68th anniversary of the founding of the “Żegota”

Maria Zawadzka, 16 November 2016
On December 4th, 2010 was the anniversary of the founding of the Council to Aid Jews “Żegota”, attached to the Government Delegation for Poland.

The Żegota was founded as a result of the transformation of the Temporary Committee to Aid Jews, created in September 1942 on the initiative of Zofia Kossak-Szczucka and Wanda Krahelska-Filipowiczowa.

The main task of the Żegota was to provide help for Jews inside the ghettos and outside of them. The organization was able to function thanks to the funds from the Polish government-in-exile and the funds collected among its supporters in Poland and abroad.

The name of the organization was invented by Zofia Kossak-Szczucka – it derives from the name of one of the conspirators from the 3rd part of “Dziady” by Adam Mickiewicz.

The first chairman of Żegota was the politician of the Polish Socialist Party Julian Grobelny.

Among members of the organization were members of the Democratic Party, the Bund, the People’s Party, the Front of Poland’s Liberation and the Jewish National Committee.

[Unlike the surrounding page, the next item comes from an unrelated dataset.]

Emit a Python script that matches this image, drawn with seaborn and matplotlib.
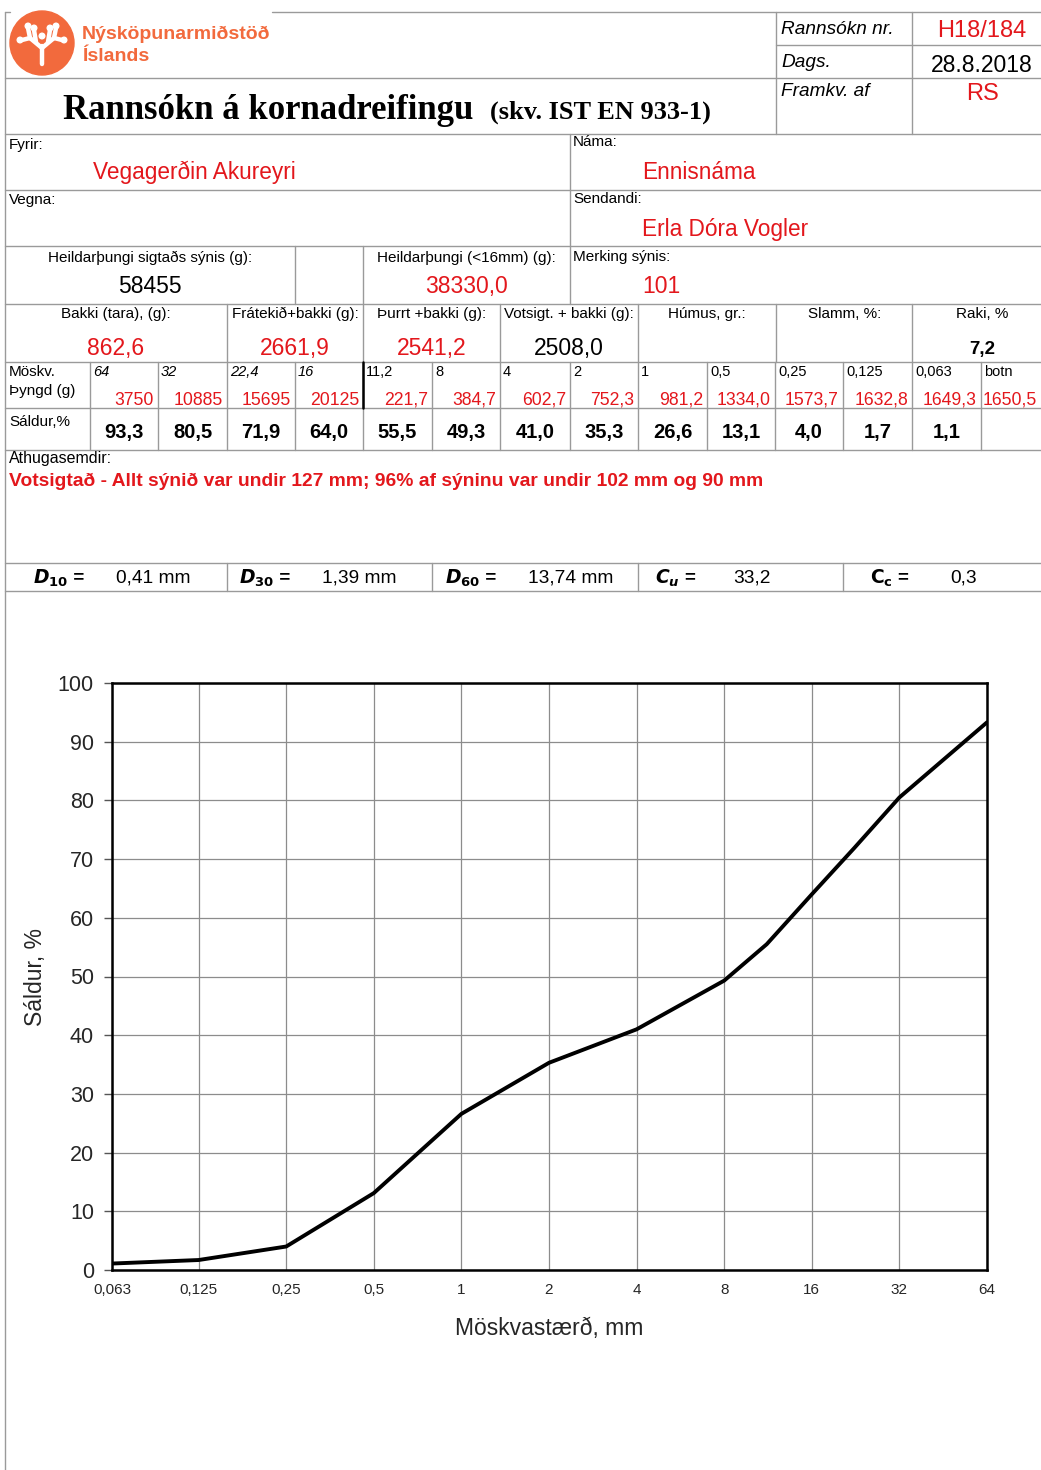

Żegota helped Jews find shelter at the houses of Polish families, in orphanages, convents and other institutions of this kind. It also provided the underground press with materials and information devoted to the extermination of Jews.

The Warsaw unit of Żegota, lead by Irena Sendler who was later honored for her activity with the title “Righteous Among the Nations”, took care of 2.5 thousand Jewish children secretly lead out of the Warsaw Ghetto.

In cooperation with monasteries, Żegota provided Jews with Catholic birth certificates. That way the organization managed to organize over 50 thousand false documents. Material support was ensured to 4 thousand people. The Żegota also tried to provide the Jews with medical care.

Here is how one of the most famous members of the Żegota, Władysław Bartoszewski described the activity of the organization: “(…) representatives of competent, reliable Jewish political organizations of various inclinations, often at variance with themselves, together with representatives of democratic centers of the Polish underground movement, jointly took action to save people, warn them, collect materials concerning the Nazi crimes and contact the free world. It is a phenomenon I do not know from any other country in the occupied Europe”.

The Yad Vashem Institute honored the Żegota with the medal “Righteous Among the Nations” and its members were commemorated with a tree in the Alley of the Righteous in Yad Vashem.